Rule of 72 Calculator
The Rule of 72 is the famous mental-math shortcut for compounding: divide 72 by your annual return and you get, roughly, the number of years it takes to double your money. It’s a fast, surprisingly accurate way to grasp the power of compound growth.
How this calculator works
The rule is just a division:
years to double ≈ 72 ÷ annual return (%)
At 8% a year, money doubles in about 72 ÷ 8 = 9 years. You can also flip it to find the rate needed to double by a target date: rate ≈ 72 ÷ years.
It’s an approximation of the exact compound formula ln(2) ÷ ln(1 + r), which this calculator also shows. The rule is most accurate for returns in the mid-single-digits to low-teens — right where most long-term investment assumptions sit.
Why it’s useful
The Rule of 72 turns abstract percentages into something intuitive. It instantly shows why a few extra percentage points of return — or a few percent of inflation working against you — matters enormously over a lifetime. For the full picture of growth with contributions, use the compound interest and retirement calculators.

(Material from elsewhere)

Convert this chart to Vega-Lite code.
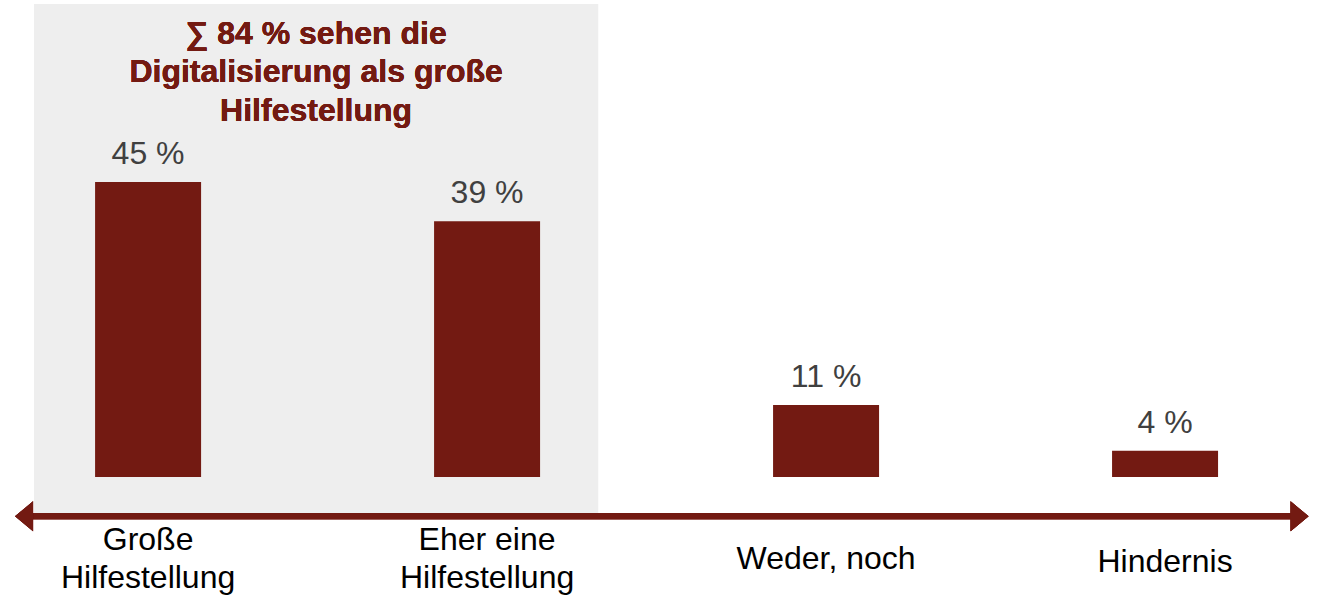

Frequently asked questions
- How accurate is the Rule of 72?
- Very, for typical rates. Between about 6% and 10% it's within a fraction of a year of the exact answer. At very high or very low rates it drifts a bit — this calculator shows the exact figure alongside for comparison.
- Can I use it for inflation too?
- Yes. Divide 72 by the inflation rate to estimate how many years until prices double (and your cash's buying power halves). It works the same in reverse for anything that compounds.
- Why 72 and not another number?
- 72 is a convenient choice because it divides cleanly by many common rates (2, 3, 4, 6, 8, 9, 12) and closely matches the math. Some use 69 or 70 for continuous compounding; 72 is the practical favorite.